The LSB Asks "Should General Legal Advice Be a Reserved Activity?"

Categories Industry News, Legal Services Board, Regulation

By the start of 2014, the Legal Services Board (LSB) expects to have made a recommendation to the Lord Chancellor about the regulation of Will writing and estate administration, it said in its draft business plan for the year, published for consultation last week.

Starting from next year, the LSB will also look at whether "general legal advice" should become a reserved legal activity. The authority will investigate whether common risks occur across general legal advice to individual consumers and publish a discussion paper by the end of 2014.

The LSB said the report on the Legal Education and Training Review (LETR) will be published in later this month.

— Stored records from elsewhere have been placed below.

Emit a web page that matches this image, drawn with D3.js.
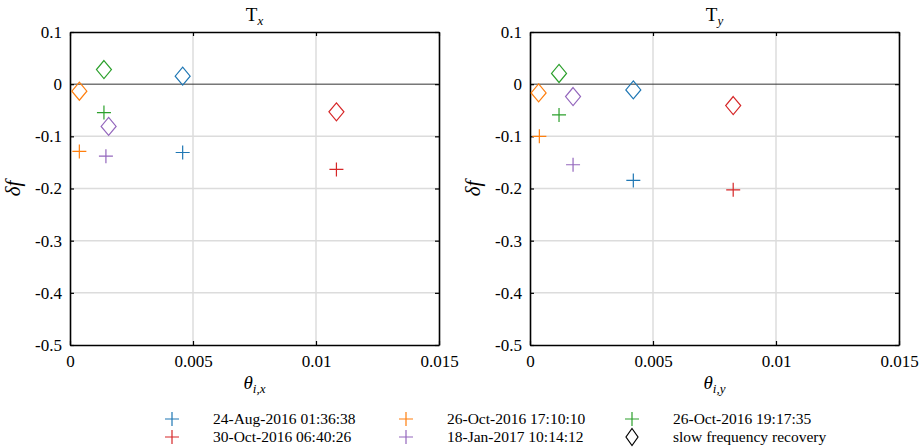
<!DOCTYPE html>
<html>
<head>
<meta charset="utf-8">
<script src="https://cdn.jsdelivr.net/npm/d3@7"></script>
<style>
  body { margin: 0; background: #fff; }
  svg text { font-family: "Liberation Serif", "Times New Roman", serif !important; fill: #000; }
</style>
</head>
<body>
<svg width="923" height="447"></svg>
<script>
// events (legend order) and colours
var events = ["24-Aug-2016 01:36:38", "26-Oct-2016 17:10:10", "26-Oct-2016 19:17:35",
              "30-Oct-2016 06:40:26", "18-Jan-2017 10:14:12"];
var colors = ["#1f77b4", "#ff7f0e", "#2ca02c", "#d62728", "#9467bd"];

// Tx panel: theta_i,x and delta f (plus = event, diamond = slow recovery)
var txTheta     = [0.00458, 0.00038, 0.00138, 0.01083, 0.00146];
var txDelta     = [-0.131, -0.129, -0.0545, -0.1635, -0.138];
var txThetaSlow = [0.00458, 0.00038, 0.00138, 0.01083, 0.00157];
var txDeltaSlow = [0.0154, -0.0135, 0.028, -0.053, -0.081];

// Ty panel
var tyTheta     = [0.00420, 0.00038, 0.00118, 0.00826, 0.00175];
var tyDelta     = [-0.1846, -0.100, -0.059, -0.2025, -0.1545];
var tyThetaSlow = [0.00420, 0.00035, 0.00118, 0.00826, 0.00175];
var tyDeltaSlow = [-0.011, -0.0167, 0.0205, -0.041, -0.0237];

var xTicks = [0, 0.005, 0.01, 0.015];
var yTicks = [0.1, 0, -0.1, -0.2, -0.3, -0.4, -0.5];

var svg = d3.select("svg");

var plusPath = "M-7,0H7M0,-7V7";
var diamondPath = "M0,-9L7.5,0L0,9L-7.5,0Z";

var drawPanel = function(left, sub, theta, delta, thetaS, deltaS) {
  var top = 32, w = 369, h = 313;
  var x = d3.scaleLinear().domain([0, 0.015]).range([0, w]);
  var y = d3.scaleLinear().domain([-0.5, 0.1]).range([h, 0]);

  var g = svg.append("g").attr("transform", "translate(" + left + "," + top + ")");

  // grid
  g.selectAll(".gx").data(xTicks.slice(1, -1)).enter().append("line")
    .attr("x1", function(d){ return x(d); }).attr("x2", function(d){ return x(d); })
    .attr("y1", 0).attr("y2", h)
    .attr("stroke", "#dcdcdc").attr("stroke-width", 1.5);
  g.selectAll(".gy").data(yTicks.slice(1, -1)).enter().append("line")
    .attr("y1", function(d){ return y(d); }).attr("y2", function(d){ return y(d); })
    .attr("x1", 0).attr("x2", w)
    .attr("stroke", function(d){ return d === 0 ? "#333" : "#dcdcdc"; })
    .attr("stroke-width", function(d){ return d === 0 ? 1 : 1.5; });

  // axes with inward ticks on all sides
  var fmtX = function(d){ return d === 0 ? "0" : String(+d.toFixed(3)); };
  var fmtY = function(d){ return d === 0 ? "0" : (d < 0 ? "-" : "") + Math.abs(d).toFixed(1); };

  var axB = g.append("g").attr("transform", "translate(0," + h + ")")
    .call(d3.axisBottom(x).tickValues(xTicks).tickSizeInner(-4).tickSizeOuter(0).tickPadding(10).tickFormat(fmtX));
  var axT = g.append("g")
    .call(d3.axisTop(x).tickValues(xTicks).tickSizeInner(-4).tickSizeOuter(0).tickFormat(""));
  var axL = g.append("g")
    .call(d3.axisLeft(y).tickValues(yTicks).tickSizeInner(-4).tickSizeOuter(0).tickPadding(8).tickFormat(fmtY));
  var axR = g.append("g").attr("transform", "translate(" + w + ",0)")
    .call(d3.axisRight(y).tickValues(yTicks).tickSizeInner(-4).tickSizeOuter(0).tickFormat(""));

  [axB, axT, axL, axR].forEach(function(a){
    a.attr("font-family", null);
    a.select(".domain").attr("stroke", "#000").attr("stroke-width", 1.6);
    a.selectAll(".tick line").attr("stroke", "#000").attr("stroke-width", 1.2);
    a.selectAll("text").attr("font-size", 17).attr("fill", "#000");
  });
  axB.selectAll("text").attr("dy", "0.71em");

  // marks
  var pts = theta.map(function(t, i){ return {x: t, y: delta[i], c: colors[i]}; });
  var slow = thetaS.map(function(t, i){ return {x: t, y: deltaS[i], c: colors[i]}; });

  g.selectAll(".slow").data(slow).enter().append("path")
    .attr("d", diamondPath)
    .attr("transform", function(d){ return "translate(" + x(d.x) + "," + y(d.y) + ")"; })
    .attr("fill", "none").attr("stroke", function(d){ return d.c; }).attr("stroke-width", 1.2);
  g.selectAll(".pt").data(pts).enter().append("path")
    .attr("d", plusPath)
    .attr("transform", function(d){ return "translate(" + x(d.x) + "," + y(d.y) + ")"; })
    .attr("fill", "none").attr("stroke", function(d){ return d.c; }).attr("stroke-width", 1.2);

  // title
  var t = g.append("text").attr("x", w / 2).attr("y", -11).attr("text-anchor", "middle").attr("font-size", 19);
  t.append("tspan").text("T");
  t.append("tspan").attr("font-style", "italic").attr("font-size", 13).attr("dy", 4).text(sub);

  // x label
  var xl = g.append("text").attr("x", w / 2).attr("y", h + 44).attr("text-anchor", "middle").attr("font-size", 19);
  xl.append("tspan").attr("font-style", "italic").text("θ");
  xl.append("tspan").attr("font-style", "italic").attr("font-size", 13).attr("dy", 4).text("i," + sub);

  // y label
  g.append("text")
    .attr("transform", "translate(" + (-50) + "," + (h / 2) + ") rotate(-90)")
    .attr("text-anchor", "middle").attr("font-size", 21).attr("font-style", "italic")
    .text("δf");
};

drawPanel(70, "x", txTheta, txDelta, txThetaSlow, txDeltaSlow);
drawPanel(530, "y", tyTheta, tyDelta, tyThetaSlow, tyDeltaSlow);

// legend: 3 columns x 2 rows
var legItems = events.map(function(e, i){ return {label: e, c: colors[i], sym: plusPath}; });
legItems.push({label: "slow frequency recovery", c: "#000", sym: "M0,-8.5L6,0L0,8.5L-6,0Z"});
// column-major order: [0,3],[1,4],[2,5]
var order = [0, 3, 1, 4, 2, 5];
var colX = [172, 406, 632];
var rowY = [419, 437];

var leg = svg.append("g");
order.forEach(function(idx, k){
  var d = legItems[idx];
  var cx = colX[Math.floor(k / 2)], cy = rowY[k % 2];
  leg.append("path").attr("d", d.sym)
    .attr("transform", "translate(" + cx + "," + cy + ")")
    .attr("fill", "none").attr("stroke", d.c).attr("stroke-width", 1.2);
  leg.append("text").attr("x", cx + 41).attr("y", cy + 5)
    .attr("font-size", 15.5).text(d.label);
});
</script>
</body>
</html>
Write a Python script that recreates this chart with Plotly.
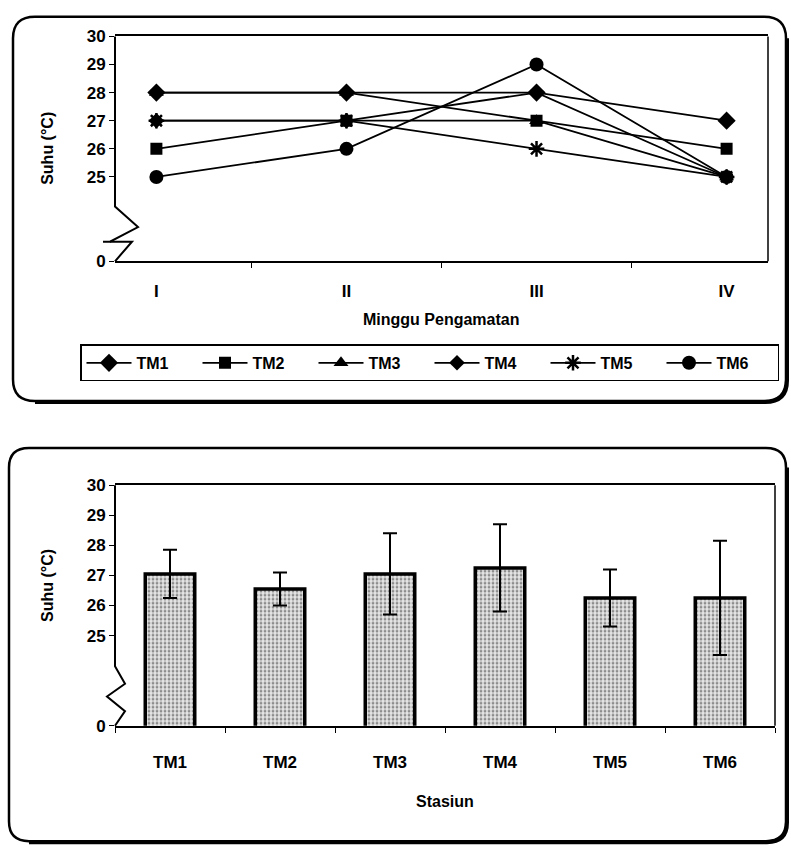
import plotly.graph_objects as go

# ---------------- data ----------------
weeks = ["I", "II", "III", "IV"]
series_names = ["TM1", "TM2", "TM3", "TM4", "TM5", "TM6"]
tm1 = [28, 28, 28, 27]
tm2 = [26, 27, 27, 26]
tm3 = [28, 28, 27, 25]
tm4 = [27, 27, 28, 25]
tm5 = [27, 27, 26, 25]
tm6 = [25, 26, 29, 25]
series_values = [tm1, tm2, tm3, tm4, tm5, tm6]

stations = ["TM1", "TM2", "TM3", "TM4", "TM5", "TM6"]
station_mean = [27.05, 26.55, 27.05, 27.25, 26.25, 26.25]
station_sd = [0.8, 0.55, 1.35, 1.45, 0.95, 1.9]

ytick_vals = [22, 25, 26, 27, 28, 29, 30]
ytick_text = ["0", "25", "26", "27", "28", "29", "30"]

# ---------------- layout helpers ----------------
W, H = 791, 858
def px(x):
    return x / W
def py(y):
    return 1 - y / H
def path(points):
    s = "M %f,%f" % (px(points[0][0]), py(points[0][1]))
    for x, y in points[1:]:
        s += " L %f,%f" % (px(x), py(y))
    return s
def rounded_rect(x0, y0, x1, y1, r):
    return ("M %f,%f L %f,%f Q %f,%f %f,%f L %f,%f Q %f,%f %f,%f "
            "L %f,%f Q %f,%f %f,%f L %f,%f Q %f,%f %f,%f Z") % (
        px(x0 + r), py(y0), px(x1 - r), py(y0), px(x1), py(y0), px(x1), py(y0 + r),
        px(x1), py(y1 - r), px(x1), py(y1), px(x1 - r), py(y1),
        px(x0 + r), py(y1), px(x0), py(y1), px(x0), py(y1 - r),
        px(x0), py(y0 + r), px(x0), py(y0), px(x0 + r), py(y0))
def shadow_corner(x0, y0, x1, y1, r):
    # bottom and right edges only (thick "shadow" look)
    return ("M %f,%f L %f,%f Q %f,%f %f,%f L %f,%f") % (
        px(x1), py(y0 + r), px(x1), py(y1 - r), px(x1), py(y1), px(x1 - r), py(y1),
        px(x0 + r), py(y1))

FONT = "Liberation Sans, Arial, sans-serif"
BOLD = dict(family=FONT, size=17, color="black", weight="bold")
LEG = dict(family=FONT, size=16, color="black", weight="bold")

fig = go.Figure()

symbols = ["diamond", "square", "triangle-up", "diamond", "asterisk-open", "circle"]
sizes = [14, 12, 13, 12, 13, 14]
for name, vals, sym, sz in zip(series_names, series_values, symbols, sizes):
    fig.add_trace(go.Scatter(
        x=weeks, y=vals, name=name, mode="lines+markers",
        line=dict(color="black", width=1.8),
        marker=dict(symbol=sym, size=sz, color="black",
                    line=dict(color="black", width=2.5 if "asterisk" in sym else 0)),
        xaxis="x", yaxis="y"))

fig.add_trace(go.Bar(
    x=stations, y=station_mean, showlegend=False,
    marker=dict(color="#c0c0c0", line=dict(color="black", width=3.5),
                pattern=dict(shape=".", fgcolor="#333333", bgcolor="#e6e6e6",
                             size=4, solidity=0.4)),
    error_y=dict(type="data", array=station_sd, visible=True,
                 color="black", thickness=2, width=7),
    width=0.45, xaxis="x2", yaxis="y2"))

axis_common = dict(showgrid=False, zeroline=False, tickfont=BOLD)

fig.update_layout(
    width=W, height=H, margin=dict(l=0, r=0, t=0, b=0),
    paper_bgcolor="white", plot_bgcolor="white",
    font=dict(family=FONT, color="black"),
    xaxis=dict(domain=[px(115), px(768)], anchor="y", type="category",
               categoryorder="array", categoryarray=weeks,
               showline=True, linecolor="black", linewidth=1.5, mirror=True,
               ticks="outside", tickson="boundaries", ticklen=5, tickcolor="black",
               ticklabelstandoff=14, **axis_common),
    yaxis=dict(domain=[py(258), py(28)], anchor="x", range=[22, 30],
               tickvals=ytick_vals, ticktext=ytick_text, showline=False,
               ticks="outside", ticklen=5, tickcolor="black", **axis_common),
    xaxis2=dict(domain=[px(115), px(775)], anchor="y2", type="category",
                categoryorder="array", categoryarray=stations,
                showline=True, linecolor="black", linewidth=1.5, mirror=True,
                ticks="outside", tickson="boundaries", ticklen=5, tickcolor="black",
                ticklabelstandoff=20, **axis_common),
    yaxis2=dict(domain=[py(733), py(487)], anchor="x2", range=[22, 30],
                tickvals=ytick_vals, ticktext=ytick_text, showline=False,
                ticks="outside", ticklen=5, tickcolor="black", **axis_common),
    legend=dict(orientation="h", x=px(80), xanchor="left", y=py(343), yanchor="top",
                bordercolor="black", borderwidth=1.5, bgcolor="white",
                font=LEG, entrywidth=56, entrywidthmode="pixels", itemwidth=45,
                traceorder="normal"),
    bargap=0.55,
)

shapes = [
    # panel frames
    dict(type="path", xref="paper", yref="paper", path=rounded_rect(13, 8, 786, 401, 22),
         line=dict(color="black", width=2.5)),
    dict(type="path", xref="paper", yref="paper", path=shadow_corner(13, 8, 787, 402, 22),
         line=dict(color="black", width=4)),
    dict(type="path", xref="paper", yref="paper", path=rounded_rect(9, 449, 786, 851, 20),
         line=dict(color="black", width=2.5)),
    dict(type="path", xref="paper", yref="paper", path=shadow_corner(9, 449, 787, 852, 20),
         line=dict(color="black", width=4)),
    # top chart left axis with break
    dict(type="path", xref="paper", yref="paper",
         path=path([(115, 28), (115, 202), (138, 223), (110, 238), (103, 238)]),
         line=dict(color="black", width=2)),
    dict(type="path", xref="paper", yref="paper",
         path=path([(110, 238), (132, 238), (115, 258)]),
         line=dict(color="black", width=2)),
    dict(type="line", xref="paper", yref="paper", x0=px(768), x1=px(768), y0=py(28), y1=py(258),
         line=dict(color="black", width=1.5)),
    # bottom chart left axis with break
    dict(type="path", xref="paper", yref="paper",
         path=path([(115, 487), (115, 672), (125, 690), (107, 703), (125, 718), (115, 733)]),
         line=dict(color="black", width=2)),
    dict(type="line", xref="paper", yref="paper", x0=px(775), x1=px(775), y0=py(487), y1=py(733),
         line=dict(color="black", width=1.5)),
]
fig.update_layout(shapes=shapes)

ann = [
    dict(text="<b>Suhu (°C)</b>", x=px(48), y=py(143), textangle=-90),
    dict(text="<b>Minggu Pengamatan</b>", x=px(441), y=py(318)),
    dict(text="<b>Suhu (°C)</b>", x=px(48), y=py(590), textangle=-90),
    dict(text="<b>Stasiun</b>", x=px(445), y=py(810)),
]
for a in ann:
    a.update(xref="paper", yref="paper", showarrow=False, xanchor="center", yanchor="middle",
             font=dict(family=FONT, size=16, color="black"))
fig.update_layout(annotations=ann)

fig.write_html("out.html")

The LETR is the joint project of the Solicitors Regulation Authority (SRA), the Bar Standards Board (BSB) and ILEX Professional Standards (IPS) that provides an evidence-based review of education and training requirements across regulated and non-regulated legal services. It hopes this work "will ensure that individuals, firms, educators, training organisations, and others are free to design, develop, deliver and utilise a range of routes into the legal workforce, to becoming an authorised person with or without a professional title." The LSB said it would help regulators to keep a clear focus on attaining and maintaining educational, professional and ethical outcomes without telling them how to achieve those outcomes.

Together with its draft Business Plan for 2013/14, the LSB also published first assessments of the performance of five of the legal services regulators in England and Wales. The LSB's first ever performance review is based on the regulators' self-assessments against four regulatory standards criteria set by the LSB.